- The Washington Times - Thursday, January 17, 2013

An Iranian dissident group long accused of terrorism by the United States remains the most serious threat to Iran’s brutal, theocratic regime, a U.S. report says — even though the group’s armed wing surrendered its weapons 10 years ago and now is confined to a refugee camp in Iraq.

The Iranian government “considers the Mojahedin-e-Khlaq to be the organization that most threatens the Islamic Republic of Iran,” says the report prepared by the Library of Congress and the Pentagon.

The report on Iran’s Ministry of Intelligence and Security said that one of the spy agency’s main responsibilities “is to conduct covert operations against the Mojahedin-e-Khlaq and to identify and eliminate its members.”

The Mojahedin-e-Khlaq (or MeK) was the militant wing of the Paris-based National Council of Resistance of Iran until U.S. forces disarmed the rebel army in the 2003 invasion of Iraq that overthrew Saddam Hussein. The Iraqi dictator had allowed the rebels to operate in Iraq to disrupt Iran, his longtime regional enemy.

The rebels, originally touting a blend of Islam and socialism, had supported the 1979 Iranian revolution but turned against the regime as it became more fanatical in its pursuit of worldwide jihad.

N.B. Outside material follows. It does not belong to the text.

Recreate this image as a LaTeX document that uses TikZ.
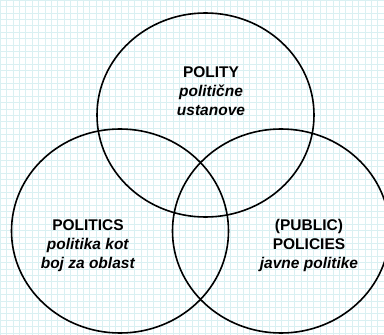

In the early 1990s, Iran’s spy masters recruited disgruntled MeK members and “used them to launch a disinformation campaign” against the Iranian resistance, says the report prepared in December by the Federal Research Division of the Library of Congress for the Pentagon’s Combating Terrorism Technical Support Office.

During that period, Iranian leaders also insisted that the U.S. and other foreign nations designate the resistance as a terrorist group, if they wanted to open talks with the regime in Tehran.

President Bill Clinton added the resistance to the U.S. terrorist list in 1997, as he tried to open negotiations with Mohammad Khatami, who was considered a moderate Iranian president at the time.

Britain took the resistance off its terrorist list in 2008, and the European Union followed in 2009. The State Department, under a federal court order, removed the resistance from the terrorist list last year.

Even though the disarmed dissidents were relocated last year to a refugee camp in Iraq, they have “remained a viable organization,” the report says.

“The Iranian government and its intelligence apparatus consider the MeK the most serious dissident organization with regard to the revolution,” the report says.

The resistance, which developed strong support in Congress, has sources inside Iran and publicly revealed Iran’s suspected nuclear weapons program in 2002.

No peace in sight

The U.S. ambassador to Afghanistan candidly conceded Thursday that prospects are poor for peace talks with Taliban militants, who many observers believe may be stalling until most American forces withdraw next year so they can defeat a weak Afghan army and re-establish an Islamist regime.

Ambassador James Cunningham told reporters in Kabul that a peace process “hasn’t even begun.”

“Our goal is the beginning — if not the conclusion — of a serious process on peace and reconciliation as soon as possible, but so far that hasn’t been possible,” he said.

The Obama administration reached out to the Taliban nearly a year ago, but the Islamists soon broke off negotiations. Some reports said they were angered by the U.S. refusal to release Taliban terrorists held at the U.S. military detention center at Guantanamo Bay, Cuba.

The U.S. toppled the Taliban in 2001 because the extremists sheltered Osama bin Laden and his al Qaeda terrorist network after the Sept. 11 attacks on the United States.

The Taliban had ruled Afghanistan for five years in a brutal regime that imposed strict Islamic law and prohibited women from getting an education. They regrouped into a terrorist army after U.S. forces overthrew them.

Several Afghan officials this week told Washington Times reporter Ashish Kumar Sen that they fear a Taliban takeover after a U.S. withdrawal.

“Civil war will erupt, and the Taliban will once again gain control of Afghanistan,” said Naeem Lalai Hamidzai, a lawmaker from Kandahar province.